[START]

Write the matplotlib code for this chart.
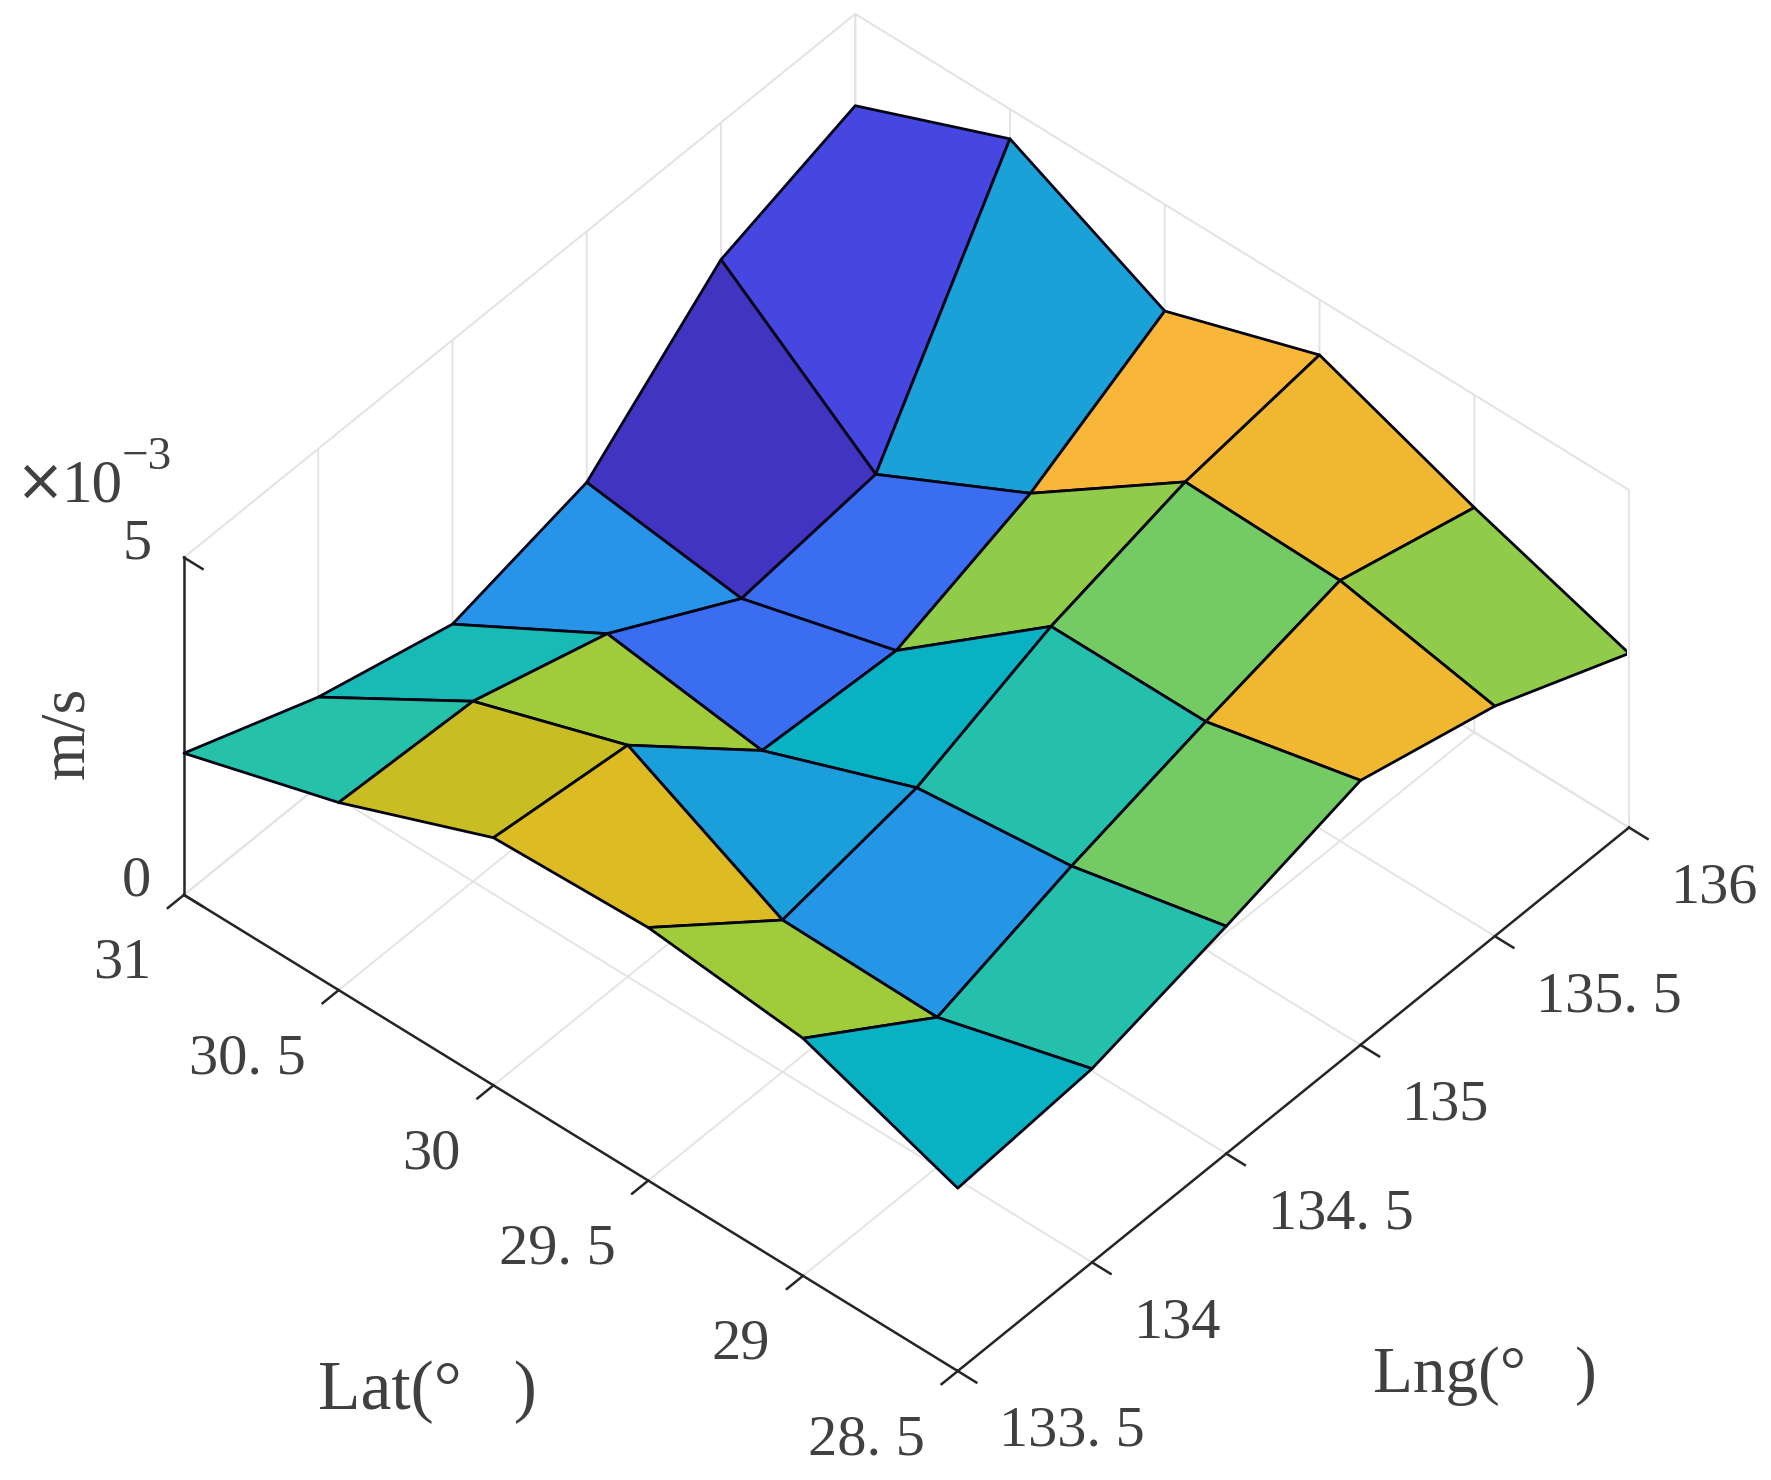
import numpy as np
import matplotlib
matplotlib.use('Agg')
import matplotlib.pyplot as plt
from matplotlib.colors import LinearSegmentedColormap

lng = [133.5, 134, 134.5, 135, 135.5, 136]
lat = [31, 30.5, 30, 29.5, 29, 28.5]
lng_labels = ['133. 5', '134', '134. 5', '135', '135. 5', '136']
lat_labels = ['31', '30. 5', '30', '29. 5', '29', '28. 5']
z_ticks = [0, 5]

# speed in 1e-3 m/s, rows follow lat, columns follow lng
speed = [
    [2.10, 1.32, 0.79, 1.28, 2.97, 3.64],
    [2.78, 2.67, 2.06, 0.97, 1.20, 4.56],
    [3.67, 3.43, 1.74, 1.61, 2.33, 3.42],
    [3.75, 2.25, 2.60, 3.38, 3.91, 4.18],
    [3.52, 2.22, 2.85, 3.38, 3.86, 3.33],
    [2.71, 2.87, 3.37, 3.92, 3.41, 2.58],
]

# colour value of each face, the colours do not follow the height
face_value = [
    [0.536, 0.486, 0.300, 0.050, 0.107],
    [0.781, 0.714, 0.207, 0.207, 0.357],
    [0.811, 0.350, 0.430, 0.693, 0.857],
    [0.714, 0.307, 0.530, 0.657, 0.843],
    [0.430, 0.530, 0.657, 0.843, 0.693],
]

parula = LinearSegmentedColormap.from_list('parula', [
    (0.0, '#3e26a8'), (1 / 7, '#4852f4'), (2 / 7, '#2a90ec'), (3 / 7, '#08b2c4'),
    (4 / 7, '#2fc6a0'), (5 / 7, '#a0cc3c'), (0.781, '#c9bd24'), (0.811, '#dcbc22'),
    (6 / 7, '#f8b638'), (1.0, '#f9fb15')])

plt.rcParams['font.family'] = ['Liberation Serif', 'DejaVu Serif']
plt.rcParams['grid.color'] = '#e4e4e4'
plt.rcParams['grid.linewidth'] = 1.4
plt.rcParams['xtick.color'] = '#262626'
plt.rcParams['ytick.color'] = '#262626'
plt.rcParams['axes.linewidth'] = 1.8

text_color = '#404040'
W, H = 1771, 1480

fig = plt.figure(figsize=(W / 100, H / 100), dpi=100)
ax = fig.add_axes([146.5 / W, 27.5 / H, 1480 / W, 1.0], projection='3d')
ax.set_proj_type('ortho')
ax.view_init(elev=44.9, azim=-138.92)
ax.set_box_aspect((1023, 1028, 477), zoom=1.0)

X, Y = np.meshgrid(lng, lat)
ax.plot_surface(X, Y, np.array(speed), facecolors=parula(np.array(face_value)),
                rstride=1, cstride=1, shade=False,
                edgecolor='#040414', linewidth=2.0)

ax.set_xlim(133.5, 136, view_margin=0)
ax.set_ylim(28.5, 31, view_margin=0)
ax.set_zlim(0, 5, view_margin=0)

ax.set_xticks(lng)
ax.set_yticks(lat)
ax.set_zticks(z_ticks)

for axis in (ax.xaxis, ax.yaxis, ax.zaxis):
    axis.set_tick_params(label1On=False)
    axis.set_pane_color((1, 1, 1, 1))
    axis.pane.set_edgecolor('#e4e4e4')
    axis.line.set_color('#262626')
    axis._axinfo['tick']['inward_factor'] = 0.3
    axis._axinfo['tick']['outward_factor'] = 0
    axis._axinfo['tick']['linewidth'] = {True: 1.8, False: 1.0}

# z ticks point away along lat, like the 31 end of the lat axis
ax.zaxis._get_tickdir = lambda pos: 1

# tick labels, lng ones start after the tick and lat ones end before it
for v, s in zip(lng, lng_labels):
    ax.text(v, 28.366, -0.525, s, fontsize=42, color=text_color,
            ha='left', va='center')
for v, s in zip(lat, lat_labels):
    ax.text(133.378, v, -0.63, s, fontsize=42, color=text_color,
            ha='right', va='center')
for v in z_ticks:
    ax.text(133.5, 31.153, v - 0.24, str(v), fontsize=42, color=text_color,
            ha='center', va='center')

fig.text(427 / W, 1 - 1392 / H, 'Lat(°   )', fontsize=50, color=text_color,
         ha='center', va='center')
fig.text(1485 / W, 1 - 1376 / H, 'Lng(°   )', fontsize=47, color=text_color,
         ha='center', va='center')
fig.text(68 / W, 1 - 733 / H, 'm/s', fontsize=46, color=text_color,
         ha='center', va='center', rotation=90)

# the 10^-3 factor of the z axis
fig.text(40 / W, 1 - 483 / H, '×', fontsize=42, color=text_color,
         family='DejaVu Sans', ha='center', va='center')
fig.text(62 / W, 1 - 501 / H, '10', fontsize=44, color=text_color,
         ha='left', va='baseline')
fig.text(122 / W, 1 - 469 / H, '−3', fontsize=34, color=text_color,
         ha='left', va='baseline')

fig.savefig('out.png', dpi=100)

[END]

## THE PROBLEM:
Give back the whole listing as it stands, minus its pictures.

## WRITTEN REPLY:
Write the matplotlib code for this chart.
import numpy as np
import matplotlib
matplotlib.use('Agg')
import matplotlib.pyplot as plt
from matplotlib.colors import LinearSegmentedColormap

lng = [133.5, 134, 134.5, 135, 135.5, 136]
lat = [31, 30.5, 30, 29.5, 29, 28.5]
lng_labels = ['133. 5', '134', '134. 5', '135', '135. 5', '136']
lat_labels = ['31', '30. 5', '30', '29. 5', '29', '28. 5']
z_ticks = [0, 5]

# speed in 1e-3 m/s, rows follow lat, columns follow lng
speed = [
    [2.10, 1.32, 0.79, 1.28, 2.97, 3.64],
    [2.78, 2.67, 2.06, 0.97, 1.20, 4.56],
    [3.67, 3.43, 1.74, 1.61, 2.33, 3.42],
    [3.75, 2.25, 2.60, 3.38, 3.91, 4.18],
    [3.52, 2.22, 2.85, 3.38, 3.86, 3.33],
    [2.71, 2.87, 3.37, 3.92, 3.41, 2.58],
]

# colour value of each face, the colours do not follow the height
face_value = [
    [0.536, 0.486, 0.300, 0.050, 0.107],
    [0.781, 0.714, 0.207, 0.207, 0.357],
    [0.811, 0.350, 0.430, 0.693, 0.857],
    [0.714, 0.307, 0.530, 0.657, 0.843],
    [0.430, 0.530, 0.657, 0.843, 0.693],
]

parula = LinearSegmentedColormap.from_list('parula', [
    (0.0, '#3e26a8'), (1 / 7, '#4852f4'), (2 / 7, '#2a90ec'), (3 / 7, '#08b2c4'),
    (4 / 7, '#2fc6a0'), (5 / 7, '#a0cc3c'), (0.781, '#c9bd24'), (0.811, '#dcbc22'),
    (6 / 7, '#f8b638'), (1.0, '#f9fb15')])

plt.rcParams['font.family'] = ['Liberation Serif', 'DejaVu Serif']
plt.rcParams['grid.color'] = '#e4e4e4'
plt.rcParams['grid.linewidth'] = 1.4
plt.rcParams['xtick.color'] = '#262626'
plt.rcParams['ytick.color'] = '#262626'
plt.rcParams['axes.linewidth'] = 1.8

text_color = '#404040'
W, H = 1771, 1480

fig = plt.figure(figsize=(W / 100, H / 100), dpi=100)
ax = fig.add_axes([146.5 / W, 27.5 / H, 1480 / W, 1.0], projection='3d')
ax.set_proj_type('ortho')
ax.view_init(elev=44.9, azim=-138.92)
ax.set_box_aspect((1023, 1028, 477), zoom=1.0)

X, Y = np.meshgrid(lng, lat)
ax.plot_surface(X, Y, np.array(speed), facecolors=parula(np.array(face_value)),
                rstride=1, cstride=1, shade=False,
                edgecolor='#040414', linewidth=2.0)

ax.set_xlim(133.5, 136, view_margin=0)
ax.set_ylim(28.5, 31, view_margin=0)
ax.set_zlim(0, 5, view_margin=0)

ax.set_xticks(lng)
ax.set_yticks(lat)
ax.set_zticks(z_ticks)

for axis in (ax.xaxis, ax.yaxis, ax.zaxis):
    axis.set_tick_params(label1On=False)
    axis.set_pane_color((1, 1, 1, 1))
    axis.pane.set_edgecolor('#e4e4e4')
    axis.line.set_color('#262626')
    axis._axinfo['tick']['inward_factor'] = 0.3
    axis._axinfo['tick']['outward_factor'] = 0
    axis._axinfo['tick']['linewidth'] = {True: 1.8, False: 1.0}

# z ticks point away along lat, like the 31 end of the lat axis
ax.zaxis._get_tickdir = lambda pos: 1

# tick labels, lng ones start after the tick and lat ones end before it
for v, s in zip(lng, lng_labels):
    ax.text(v, 28.366, -0.525, s, fontsize=42, color=text_color,
            ha='left', va='center')
for v, s in zip(lat, lat_labels):
    ax.text(133.378, v, -0.63, s, fontsize=42, color=text_color,
            ha='right', va='center')
for v in z_ticks:
    ax.text(133.5, 31.153, v - 0.24, str(v), fontsize=42, color=text_color,
            ha='center', va='center')

fig.text(427 / W, 1 - 1392 / H, 'Lat(°   )', fontsize=50, color=text_color,
         ha='center', va='center')
fig.text(1485 / W, 1 - 1376 / H, 'Lng(°   )', fontsize=47, color=text_color,
         ha='center', va='center')
fig.text(68 / W, 1 - 733 / H, 'm/s', fontsize=46, color=text_color,
         ha='center', va='center', rotation=90)

# the 10^-3 factor of the z axis
fig.text(40 / W, 1 - 483 / H, '×', fontsize=42, color=text_color,
         family='DejaVu Sans', ha='center', va='center')
fig.text(62 / W, 1 - 501 / H, '10', fontsize=44, color=text_color,
         ha='left', va='baseline')
fig.text(122 / W, 1 - 469 / H, '−3', fontsize=34, color=text_color,
         ha='left', va='baseline')

fig.savefig('out.png', dpi=100)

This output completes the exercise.